What needs to be done: Copy all of the material below exactly.
============
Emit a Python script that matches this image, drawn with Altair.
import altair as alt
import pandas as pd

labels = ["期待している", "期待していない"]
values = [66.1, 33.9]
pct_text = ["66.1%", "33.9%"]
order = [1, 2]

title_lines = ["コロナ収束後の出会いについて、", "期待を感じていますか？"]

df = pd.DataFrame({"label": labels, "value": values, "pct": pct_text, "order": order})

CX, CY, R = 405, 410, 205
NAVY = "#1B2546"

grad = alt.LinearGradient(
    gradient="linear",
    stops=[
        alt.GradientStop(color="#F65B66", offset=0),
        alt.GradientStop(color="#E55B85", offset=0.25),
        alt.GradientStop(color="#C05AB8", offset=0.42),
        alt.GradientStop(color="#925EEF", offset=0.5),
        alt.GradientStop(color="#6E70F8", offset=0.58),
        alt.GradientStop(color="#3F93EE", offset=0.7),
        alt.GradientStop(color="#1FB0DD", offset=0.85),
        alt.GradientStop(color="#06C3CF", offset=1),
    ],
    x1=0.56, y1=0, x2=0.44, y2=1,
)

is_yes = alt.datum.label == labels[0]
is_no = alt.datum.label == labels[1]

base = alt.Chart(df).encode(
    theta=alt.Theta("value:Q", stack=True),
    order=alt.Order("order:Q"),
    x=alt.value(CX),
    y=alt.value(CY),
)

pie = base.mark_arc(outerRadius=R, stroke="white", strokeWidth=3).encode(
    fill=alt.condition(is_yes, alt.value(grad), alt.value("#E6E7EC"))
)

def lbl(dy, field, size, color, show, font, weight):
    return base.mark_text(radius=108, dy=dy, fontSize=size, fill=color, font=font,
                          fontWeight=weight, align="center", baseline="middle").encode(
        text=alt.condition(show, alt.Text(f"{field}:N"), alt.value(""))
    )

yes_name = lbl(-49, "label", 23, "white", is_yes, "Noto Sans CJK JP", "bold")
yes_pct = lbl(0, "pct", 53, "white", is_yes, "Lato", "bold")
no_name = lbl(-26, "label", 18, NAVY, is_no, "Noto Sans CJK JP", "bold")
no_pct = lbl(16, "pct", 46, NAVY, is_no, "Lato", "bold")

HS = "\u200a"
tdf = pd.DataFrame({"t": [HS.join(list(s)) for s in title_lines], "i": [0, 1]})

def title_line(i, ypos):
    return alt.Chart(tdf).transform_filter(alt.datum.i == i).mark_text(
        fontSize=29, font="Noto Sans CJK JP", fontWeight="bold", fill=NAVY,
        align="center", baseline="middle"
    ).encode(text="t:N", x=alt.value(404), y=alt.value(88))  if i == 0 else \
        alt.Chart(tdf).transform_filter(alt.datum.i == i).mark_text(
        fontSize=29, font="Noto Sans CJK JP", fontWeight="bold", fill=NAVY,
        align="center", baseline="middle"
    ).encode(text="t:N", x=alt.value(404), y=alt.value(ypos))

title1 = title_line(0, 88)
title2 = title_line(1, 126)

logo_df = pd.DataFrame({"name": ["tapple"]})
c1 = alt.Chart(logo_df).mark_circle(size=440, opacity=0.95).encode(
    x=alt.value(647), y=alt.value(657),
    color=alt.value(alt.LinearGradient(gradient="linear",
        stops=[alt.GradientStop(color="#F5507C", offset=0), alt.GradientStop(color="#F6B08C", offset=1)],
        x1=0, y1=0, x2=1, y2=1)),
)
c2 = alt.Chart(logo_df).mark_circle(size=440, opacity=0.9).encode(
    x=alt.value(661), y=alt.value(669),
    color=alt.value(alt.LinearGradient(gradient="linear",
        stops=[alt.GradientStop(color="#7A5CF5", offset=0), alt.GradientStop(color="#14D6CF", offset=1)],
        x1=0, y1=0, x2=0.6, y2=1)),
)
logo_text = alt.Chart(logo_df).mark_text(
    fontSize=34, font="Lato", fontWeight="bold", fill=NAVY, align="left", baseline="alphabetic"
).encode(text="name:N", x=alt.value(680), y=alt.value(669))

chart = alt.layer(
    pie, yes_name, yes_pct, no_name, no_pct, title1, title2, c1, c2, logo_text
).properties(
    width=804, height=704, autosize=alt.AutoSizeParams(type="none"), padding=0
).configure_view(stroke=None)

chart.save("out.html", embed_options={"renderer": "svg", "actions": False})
============
Written solution:
Emit a Python script that matches this image, drawn with Altair.
import altair as alt
import pandas as pd

labels = ["期待している", "期待していない"]
values = [66.1, 33.9]
pct_text = ["66.1%", "33.9%"]
order = [1, 2]

title_lines = ["コロナ収束後の出会いについて、", "期待を感じていますか？"]

df = pd.DataFrame({"label": labels, "value": values, "pct": pct_text, "order": order})

CX, CY, R = 405, 410, 205
NAVY = "#1B2546"

grad = alt.LinearGradient(
    gradient="linear",
    stops=[
        alt.GradientStop(color="#F65B66", offset=0),
        alt.GradientStop(color="#E55B85", offset=0.25),
        alt.GradientStop(color="#C05AB8", offset=0.42),
        alt.GradientStop(color="#925EEF", offset=0.5),
        alt.GradientStop(color="#6E70F8", offset=0.58),
        alt.GradientStop(color="#3F93EE", offset=0.7),
        alt.GradientStop(color="#1FB0DD", offset=0.85),
        alt.GradientStop(color="#06C3CF", offset=1),
    ],
    x1=0.56, y1=0, x2=0.44, y2=1,
)

is_yes = alt.datum.label == labels[0]
is_no = alt.datum.label == labels[1]

base = alt.Chart(df).encode(
    theta=alt.Theta("value:Q", stack=True),
    order=alt.Order("order:Q"),
    x=alt.value(CX),
    y=alt.value(CY),
)

pie = base.mark_arc(outerRadius=R, stroke="white", strokeWidth=3).encode(
    fill=alt.condition(is_yes, alt.value(grad), alt.value("#E6E7EC"))
)

def lbl(dy, field, size, color, show, font, weight):
    return base.mark_text(radius=108, dy=dy, fontSize=size, fill=color, font=font,
                          fontWeight=weight, align="center", baseline="middle").encode(
        text=alt.condition(show, alt.Text(f"{field}:N"), alt.value(""))
    )

yes_name = lbl(-49, "label", 23, "white", is_yes, "Noto Sans CJK JP", "bold")
yes_pct = lbl(0, "pct", 53, "white", is_yes, "Lato", "bold")
no_name = lbl(-26, "label", 18, NAVY, is_no, "Noto Sans CJK JP", "bold")
no_pct = lbl(16, "pct", 46, NAVY, is_no, "Lato", "bold")

HS = "\u200a"
tdf = pd.DataFrame({"t": [HS.join(list(s)) for s in title_lines], "i": [0, 1]})

def title_line(i, ypos):
    return alt.Chart(tdf).transform_filter(alt.datum.i == i).mark_text(
        fontSize=29, font="Noto Sans CJK JP", fontWeight="bold", fill=NAVY,
        align="center", baseline="middle"
    ).encode(text="t:N", x=alt.value(404), y=alt.value(88))  if i == 0 else \
        alt.Chart(tdf).transform_filter(alt.datum.i == i).mark_text(
        fontSize=29, font="Noto Sans CJK JP", fontWeight="bold", fill=NAVY,
        align="center", baseline="middle"
    ).encode(text="t:N", x=alt.value(404), y=alt.value(ypos))

title1 = title_line(0, 88)
title2 = title_line(1, 126)

logo_df = pd.DataFrame({"name": ["tapple"]})
c1 = alt.Chart(logo_df).mark_circle(size=440, opacity=0.95).encode(
    x=alt.value(647), y=alt.value(657),
    color=alt.value(alt.LinearGradient(gradient="linear",
        stops=[alt.GradientStop(color="#F5507C", offset=0), alt.GradientStop(color="#F6B08C", offset=1)],
        x1=0, y1=0, x2=1, y2=1)),
)
c2 = alt.Chart(logo_df).mark_circle(size=440, opacity=0.9).encode(
    x=alt.value(661), y=alt.value(669),
    color=alt.value(alt.LinearGradient(gradient="linear",
        stops=[alt.GradientStop(color="#7A5CF5", offset=0), alt.GradientStop(color="#14D6CF", offset=1)],
        x1=0, y1=0, x2=0.6, y2=1)),
)
logo_text = alt.Chart(logo_df).mark_text(
    fontSize=34, font="Lato", fontWeight="bold", fill=NAVY, align="left", baseline="alphabetic"
).encode(text="name:N", x=alt.value(680), y=alt.value(669))

chart = alt.layer(
    pie, yes_name, yes_pct, no_name, no_pct, title1, title2, c1, c2, logo_text
).properties(
    width=804, height=704, autosize=alt.AutoSizeParams(type="none"), padding=0
).configure_view(stroke=None)

chart.save("out.html", embed_options={"renderer": "svg", "actions": False})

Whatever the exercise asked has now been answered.